When the biggest, most financially disciplined players in the industry are writing checks that size to own the CTV layer, the question for any individual CFO is no longer whether the channel matters. It is whether their company will understand it before or after their competitors do.
A CFO who waits for perfect attribution will wait forever, because perfect attribution does not exist for any channel — not even the ones they trust. What exists is rigorous measurement: controlled experiments, revenue-footed models, honest incrementality. The CFO who adopts those tools gets to deploy capital into the highest-returning channel in the building while it is still underpriced. The CFO who waits gets to pay a premium to catch up, after the competitor who moved first has already mastered it.
The Final Take
CFOs do not hate CTV.
They hate a number they cannot trust, a return they cannot trace, and a channel that does not fit the dashboard finance has used for twenty years. Every one of those objections is fair. And every one of them is solved — not by asking finance to take marketing on faith, but by handing finance better tools than the broken one they have been using.
Last-click was always the wrong instrument. It under-credits the channel that creates demand and over-credits the channel that collects it, and it has been quietly steering capital in the wrong direction for years.
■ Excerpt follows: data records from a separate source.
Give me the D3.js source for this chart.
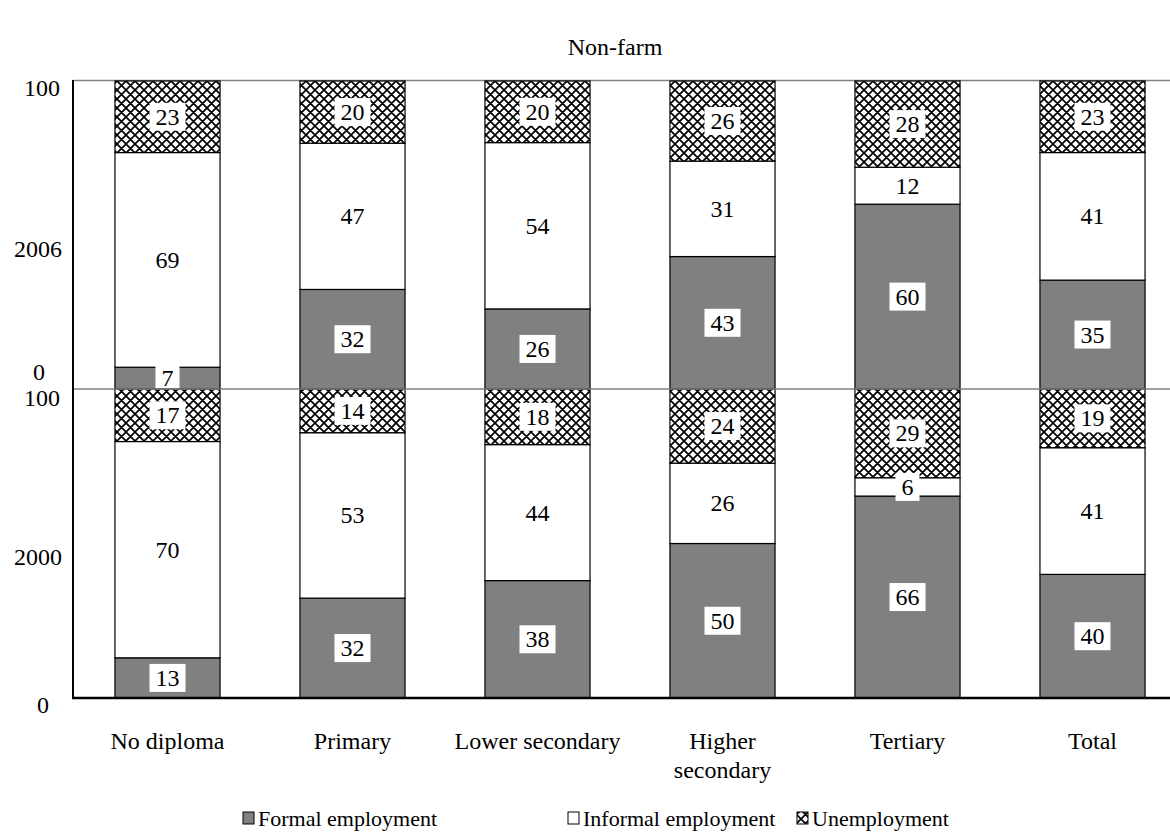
<!DOCTYPE html>
<html><head><meta charset="utf-8">
<script src="https://cdn.jsdelivr.net/npm/d3@7"></script>
<style>body{margin:0;background:#fff}svg{display:block}svg text{font-family:"Liberation Serif","Tinos","DejaVu Serif","Times New Roman",serif}</style>
</head><body><svg id="c" width="1170" height="832"></svg>
<script>
const categories = ["No diploma","Primary","Lower secondary","Higher secondary","Tertiary","Total"];
const years = ["2006","2000"];
const formal2006 = [7,32,26,43,60,35];
const informal2006 = [69,47,54,31,12,41];
const unemp2006 = [23,20,20,26,28,23];
const formal2000 = [13,32,38,50,66,40];
const informal2000 = [70,53,44,26,6,41];
const unemp2000 = [17,14,18,24,29,19];
const seriesNames = ["Formal employment","Informal employment","Unemployment"];
const yTicks = ["100","0"];

const FS = 24;
const svg = d3.select("#c");
const defs = svg.append("defs");
const pat = defs.append("pattern").attr("id","hatch").attr("patternUnits","userSpaceOnUse")
  .attr("width",9).attr("height",9);
pat.append("rect").attr("width",9).attr("height",9).attr("fill","#fff");
pat.append("path").attr("d","M-1,1 L1,-1 M0,9 L9,0 M8,10 L10,8 M-1,8 L1,10 M0,0 L9,9 M8,-1 L10,1")
  .attr("stroke","#000").attr("stroke-width",1.7);

const x = d3.scaleBand().domain(categories).range([75,1185]).paddingInner(0.432).paddingOuter(0.216);
const panels = [
  {year:years[0], data:[formal2006,informal2006,unemp2006], y:d3.scaleLinear().domain([0,100]).range([389,81])},
  {year:years[1], data:[formal2000,informal2000,unemp2000], y:d3.scaleLinear().domain([0,100]).range([698,389])}
];
const fills = ["#808080","#ffffff","url(#hatch)"];

svg.append("line").attr("x1",73).attr("x2",1170).attr("y1",80.5).attr("y2",80.5).attr("stroke","#808080").attr("stroke-width",1.5);

panels.forEach((p,pi)=>{
  const rows = categories.map((c,i)=>{
    const vals = p.data.map(s=>s[i]);
    const tot = d3.sum(vals);
    let acc=0;
    return vals.map((v,k)=>{const y0=acc/tot*100; acc+=v; return {c,k,v,y0,y1:acc/tot*100};});
  });
  const g = svg.append("g");
  rows.forEach(r=>{
    g.selectAll(null).data(r).enter().append("rect")
      .attr("x",d=>x(d.c)).attr("width",x.bandwidth())
      .attr("y",d=>p.y(d.y1)).attr("height",d=>p.y(d.y0)-p.y(d.y1))
      .attr("fill",d=>fills[d.k]).attr("stroke","#000").attr("stroke-width",1.2);
  });
  rows.forEach(r=>{
    r.forEach(d=>{
      const cx = x(d.c)+x.bandwidth()/2;
      const cy = (p.y(d.y0)+p.y(d.y1))/2;
      const t = g.append("text").attr("x",cx).attr("y",cy+8).attr("text-anchor","middle")
        .attr("font-size",FS).text(d.v);
      const bb = t.node().getBBox();
      g.insert("rect", function(){return t.node();}).attr("x",bb.x-6).attr("y",cy-14).attr("width",bb.width+12).attr("height",28).attr("fill","#fff");
    });
  });
  const yl = svg.append("g").attr("font-size",FS).attr("text-anchor","middle");
  yl.append("text").attr("x",42).attr("y",p.y(100)+(pi===0?15:17)).text(yTicks[0]);
  yl.append("text").attr("x",pi===0?39:43).attr("y",p.y(0)+(pi===0?-9:15)).text(yTicks[1]);
  yl.append("text").attr("x",38).attr("y",(p.y(0)+p.y(100))/2+(pi===0?22:21)).text(p.year);
});

svg.append("line").attr("x1",73).attr("x2",1170).attr("y1",389).attr("y2",389).attr("stroke","#808080").attr("stroke-width",1.5);
svg.append("line").attr("x1",73).attr("x2",73).attr("y1",80).attr("y2",699).attr("stroke","#000").attr("stroke-width",2);
svg.append("line").attr("x1",72).attr("x2",1170).attr("y1",698).attr("y2",698).attr("stroke","#000").attr("stroke-width",2.5);

const xl = svg.append("g").attr("font-size",FS).attr("text-anchor","middle");
categories.forEach(c=>{
  const words = c==="Higher secondary" ? ["Higher","secondary"] : [c];
  words.forEach((w,i)=>{
    xl.append("text").attr("x",x(c)+x.bandwidth()/2).attr("y",749+i*29).text(w);
  });
});

svg.append("text").attr("x",615).attr("y",55).attr("text-anchor","middle").attr("font-size",FS).text("Non-farm");

const legX = [243,568,797];
seriesNames.forEach((n,i)=>{
  svg.append("rect").attr("x",legX[i]).attr("y",812).attr("width",11).attr("height",12).attr("fill",fills[i]).attr("stroke","#000").attr("stroke-width",1);
  svg.append("text").attr("x",legX[i]+15).attr("y",826).attr("font-size",22).text(n);
});
</script></body></html>
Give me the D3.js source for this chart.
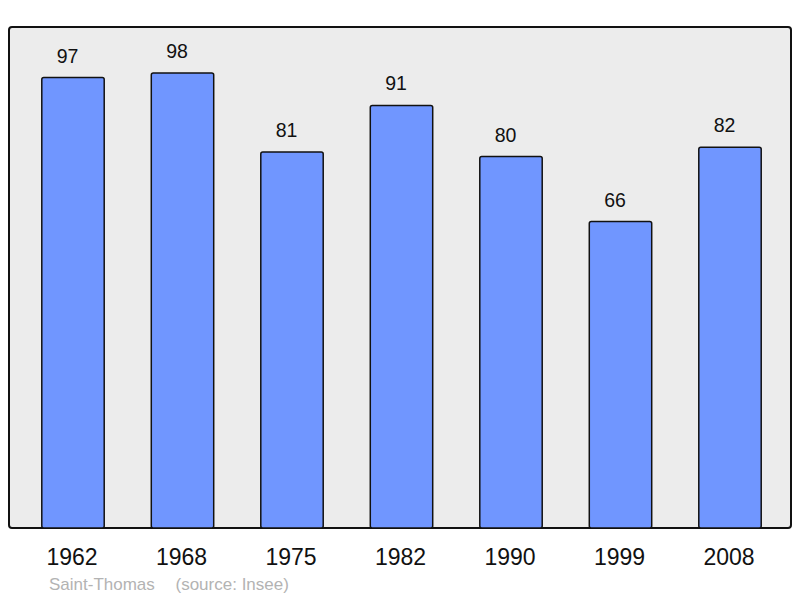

Replace it with the things a CFO already believes in. The controlled experiment. The revenue-footed model. The incremental dollar. Do that, and CTV stops looking like a leap of faith and starts looking like what it actually is.
The best-returning, most underpriced, fastest-growing channel in the building.
The CFO was never the obstacle. The measurement was. Fix the measurement, and the CFO becomes CTV's most powerful ally — because no one in the building is better at recognizing a great return than the person whose entire job is to find one.